• [Exercise directions]
Quote the whole listing exactly. Leave the pictures out of your copy.

• [Exercise data]
───

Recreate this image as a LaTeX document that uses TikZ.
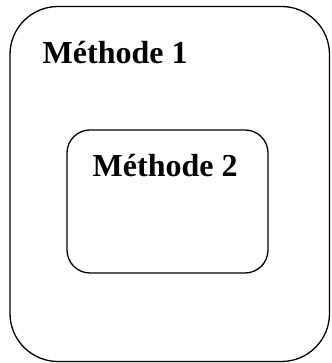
\documentclass[tikz,border=0pt]{standalone}
\usepackage{fontspec}
\setmainfont{Liberation Serif}
\usetikzlibrary{positioning}
\tikzset{
  methbox/.style={draw, line width=1.3pt, inner sep=0pt},
  methlabel/.style={anchor=base west, inner sep=0pt,
    font=\fontsize{32}{36}\selectfont\bfseries}
}
\begin{document}
\begin{tikzpicture}[x=1pt,y=1pt]
  \useasboundingbox (0,0) rectangle (331,363);
  % outer box
  \node[methbox, rounded corners=48pt, minimum width=319.5pt, minimum height=355pt]
    (meth1) at (169.75,179) {};
  % inner box
  \node[methbox, rounded corners=23pt, minimum width=201pt, minimum height=143pt]
    (meth2) at (167.5,161.5) {};
  \node[methlabel] (lab1) at (42.5,299.5) {Méthode 1};
  \node[methlabel] (lab2) at (92.5,186.5) {Méthode 2};
\end{tikzpicture}
\end{document}
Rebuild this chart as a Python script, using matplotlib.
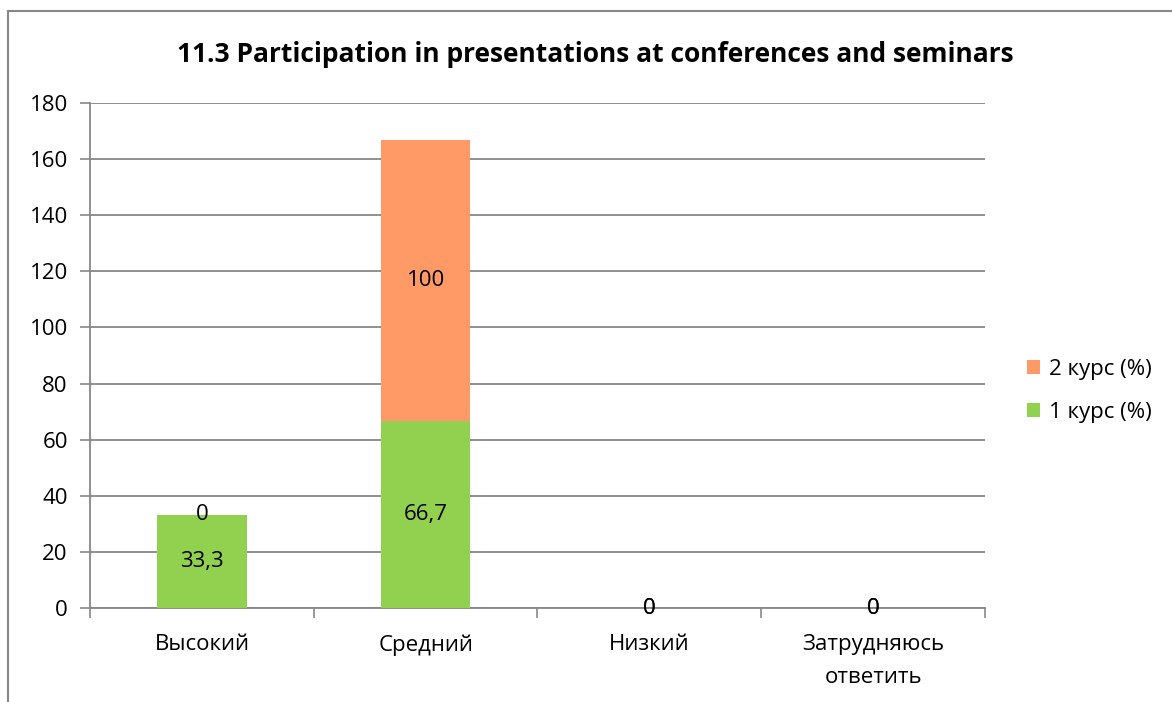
import matplotlib.pyplot as plt
import numpy as np
from matplotlib.lines import Line2D

plt.rcParams['font.family'] = ['Open Sans', 'DejaVu Sans']

categories = ['Высокий', 'Средний', 'Низкий', 'Затрудняюсь\nответить']
course1 = [33.3, 66.7, 0, 0]
course2 = [0, 100, 0, 0]
labels1 = ['33,3', '66,7', '0', '0']
labels2 = ['0', '100', '0', '0']

green = '#92D050'
orange = '#FF9966'
grid = '#878787'
fs = 16

fig = plt.figure(figsize=(11.72, 7.02), dpi=100)
ax = fig.add_axes([0.0768, 0.1339, 0.7636, 0.7194])

x = np.arange(len(categories))
b1 = ax.bar(x, course1, width=0.4, color=green, label='1 курс (%)', zorder=3)
b2 = ax.bar(x, course2, width=0.4, bottom=course1, color=orange, label='2 курс (%)', zorder=3)

ax.bar_label(b1, labels=labels1, label_type='center', fontsize=fs, zorder=4)
ax.bar_label(b2, labels=labels2, label_type='center', fontsize=fs, zorder=4)

ax.set_xlim(-0.5, 3.5)
ax.set_ylim(0, 180)
ax.set_yticks(range(0, 181, 20))
ax.yaxis.grid(True, color=grid, linewidth=1.3, zorder=0)
ax.tick_params(axis='y', labelsize=fs, length=7, color=grid, width=1.2, pad=9)

ax.set_xticks(x)
ax.set_xticklabels(categories, fontsize=fs, linespacing=1.7)
ax.set_xticks(np.arange(-0.5, 4, 1), minor=True)
ax.tick_params(axis='x', which='major', length=0, pad=19)
ax.tick_params(axis='x', which='minor', length=7, color=grid, width=1.2)

for s in ['top', 'right']:
    ax.spines[s].set_visible(False)
for s in ['left', 'bottom']:
    ax.spines[s].set_color(grid)
    ax.spines[s].set_linewidth(1.3)

fig.text(0.508, 0.922, '11.3 Participation in presentations at conferences and seminars',
         ha='center', va='center', fontsize=19, fontweight='bold')

handles, lbls = ax.get_legend_handles_labels()
fig.legend(handles[::-1], lbls[::-1], loc='center left', bbox_to_anchor=(0.876, 0.443),
           frameon=False, fontsize=fs, handlelength=0.6, handleheight=0.6,
           handletextpad=0.4, labelspacing=1.0, borderpad=0, borderaxespad=0)

# outer chart frame (left and top edges only visible)
fig.add_artist(Line2D([0.0068, 0.0068], [0.0, 0.985], color=grid, linewidth=1.5))
fig.add_artist(Line2D([0.0068, 1.0], [0.985, 0.985], color=grid, linewidth=1.5))

fig.savefig('out.png', dpi=100)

───

• [Response to this exercise]
Recreate this image as a LaTeX document that uses TikZ.
\documentclass[tikz,border=0pt]{standalone}
\usepackage{fontspec}
\setmainfont{Liberation Serif}
\usetikzlibrary{positioning}
\tikzset{
  methbox/.style={draw, line width=1.3pt, inner sep=0pt},
  methlabel/.style={anchor=base west, inner sep=0pt,
    font=\fontsize{32}{36}\selectfont\bfseries}
}
\begin{document}
\begin{tikzpicture}[x=1pt,y=1pt]
  \useasboundingbox (0,0) rectangle (331,363);
  % outer box
  \node[methbox, rounded corners=48pt, minimum width=319.5pt, minimum height=355pt]
    (meth1) at (169.75,179) {};
  % inner box
  \node[methbox, rounded corners=23pt, minimum width=201pt, minimum height=143pt]
    (meth2) at (167.5,161.5) {};
  \node[methlabel] (lab1) at (42.5,299.5) {Méthode 1};
  \node[methlabel] (lab2) at (92.5,186.5) {Méthode 2};
\end{tikzpicture}
\end{document}
Rebuild this chart as a Python script, using matplotlib.
import matplotlib.pyplot as plt
import numpy as np
from matplotlib.lines import Line2D

plt.rcParams['font.family'] = ['Open Sans', 'DejaVu Sans']

categories = ['Высокий', 'Средний', 'Низкий', 'Затрудняюсь\nответить']
course1 = [33.3, 66.7, 0, 0]
course2 = [0, 100, 0, 0]
labels1 = ['33,3', '66,7', '0', '0']
labels2 = ['0', '100', '0', '0']

green = '#92D050'
orange = '#FF9966'
grid = '#878787'
fs = 16

fig = plt.figure(figsize=(11.72, 7.02), dpi=100)
ax = fig.add_axes([0.0768, 0.1339, 0.7636, 0.7194])

x = np.arange(len(categories))
b1 = ax.bar(x, course1, width=0.4, color=green, label='1 курс (%)', zorder=3)
b2 = ax.bar(x, course2, width=0.4, bottom=course1, color=orange, label='2 курс (%)', zorder=3)

ax.bar_label(b1, labels=labels1, label_type='center', fontsize=fs, zorder=4)
ax.bar_label(b2, labels=labels2, label_type='center', fontsize=fs, zorder=4)

ax.set_xlim(-0.5, 3.5)
ax.set_ylim(0, 180)
ax.set_yticks(range(0, 181, 20))
ax.yaxis.grid(True, color=grid, linewidth=1.3, zorder=0)
ax.tick_params(axis='y', labelsize=fs, length=7, color=grid, width=1.2, pad=9)

ax.set_xticks(x)
ax.set_xticklabels(categories, fontsize=fs, linespacing=1.7)
ax.set_xticks(np.arange(-0.5, 4, 1), minor=True)
ax.tick_params(axis='x', which='major', length=0, pad=19)
ax.tick_params(axis='x', which='minor', length=7, color=grid, width=1.2)

for s in ['top', 'right']:
    ax.spines[s].set_visible(False)
for s in ['left', 'bottom']:
    ax.spines[s].set_color(grid)
    ax.spines[s].set_linewidth(1.3)

fig.text(0.508, 0.922, '11.3 Participation in presentations at conferences and seminars',
         ha='center', va='center', fontsize=19, fontweight='bold')

handles, lbls = ax.get_legend_handles_labels()
fig.legend(handles[::-1], lbls[::-1], loc='center left', bbox_to_anchor=(0.876, 0.443),
           frameon=False, fontsize=fs, handlelength=0.6, handleheight=0.6,
           handletextpad=0.4, labelspacing=1.0, borderpad=0, borderaxespad=0)

# outer chart frame (left and top edges only visible)
fig.add_artist(Line2D([0.0068, 0.0068], [0.0, 0.985], color=grid, linewidth=1.5))
fig.add_artist(Line2D([0.0068, 1.0], [0.985, 0.985], color=grid, linewidth=1.5))

fig.savefig('out.png', dpi=100)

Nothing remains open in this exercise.